Amara Soumah

Personal information
- Full name: Amara Soumah
- Date of birth: 8 October 1990 (age 35)
- Place of birth: Conakry, Guinea
- Height: 1.85 m (6 ft 1 in)
- Position: Forward

Youth career
- 2007–2010: Colorado Rapids
- 2010–2012: ICC Cougars
- 2013–2014: Cal State Fullerton Titans

Senior career*
- Years: Team / Apps / (Gls)
- 2015: Pittsburgh Riverhounds / 11 / (2)

= Amara Soumah =

Guinean footballer

Amara Soumah (born 8 October 1990) is a Guinean professional footballer.

==Early life==
Soumah was born in Conakry. He moved to the United States at age 13 and lived with relatives in Denver, Colorado.

==Youth and college==
As a youth, Soumah was a member of the local Colorado Rush and Real Colorado club teams, and the academy of the Colorado Rapids of Major League Soccer. He was with the Rapids Academy, part of the U.S. Soccer Development Academy, from 2007 to 2010. Soumah played his freshman and sophomore years of college with the Cougars of Illinois Central College. He earned the team's "Forward of the Year" award his freshman year and its "Player of the Year" award his sophomore season. During the 2012–2013 season, he recorded 21 goals and 10 assists in 17 appearances. Following the season, Soumah transferred to California State University, Fullerton and played two seasons for the Titans. In total, he tallied eight goals in 38 appearances for the team and helped the school win the Big West championship in November 2014.

==Professional==
In April 2015, Soumah trialed with Pittsburgh Riverhounds and appeared in a scrimmage match against the Pitt Panthers on 7 April as his first match with the club. In this match, he assisted on the Riverhounds' second goal of the 2–0 victory. On 15 April 2015, it was announced that Soumah had officially signed with the club for the 2015 USL season. His first appearance for the Riverhounds after signing with the club came in an exhibition match against the Saint Francis Red Flash which ended as a 3–0 victory for the Riverhounds.

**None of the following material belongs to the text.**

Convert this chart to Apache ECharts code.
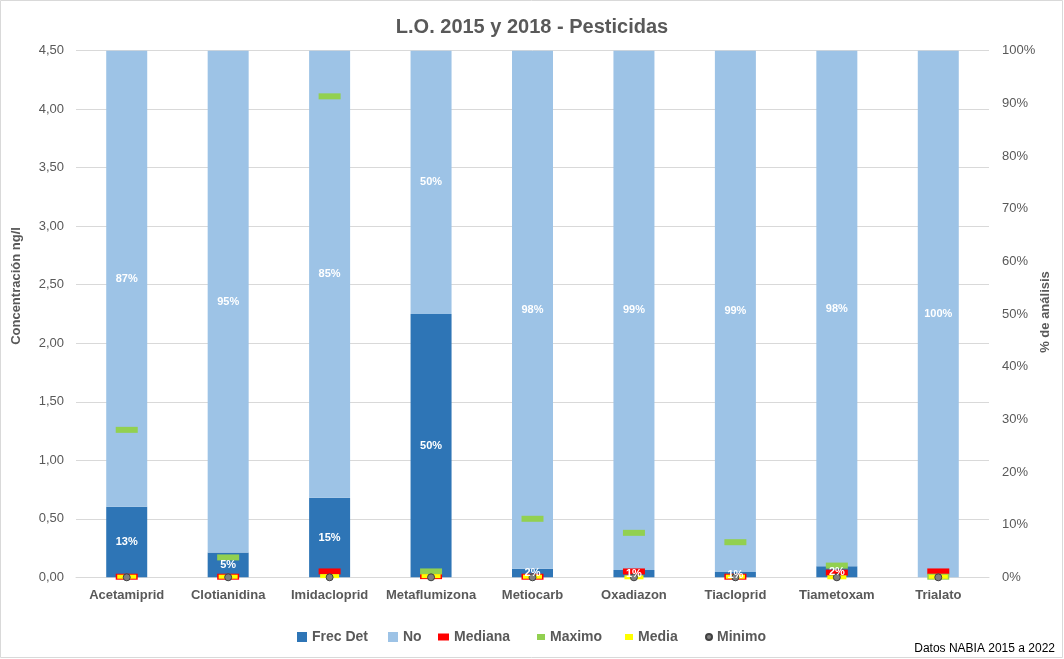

Soumah made his league debut in the club's next match, coming on as a 68th-minute substitute for Lebogang Moloto before being subbed off himself for Anthony Virgara in the 84th minute in a 1–1 draw with Louisville City FC on 19 April. On May 30, 2015, Soumah scored his first league goal for the Riverhounds in what a columnist called the "club’s greatest ever game" as the team scored three goals in stoppage time for a 6–5 victory over the Harrisburg City Islanders.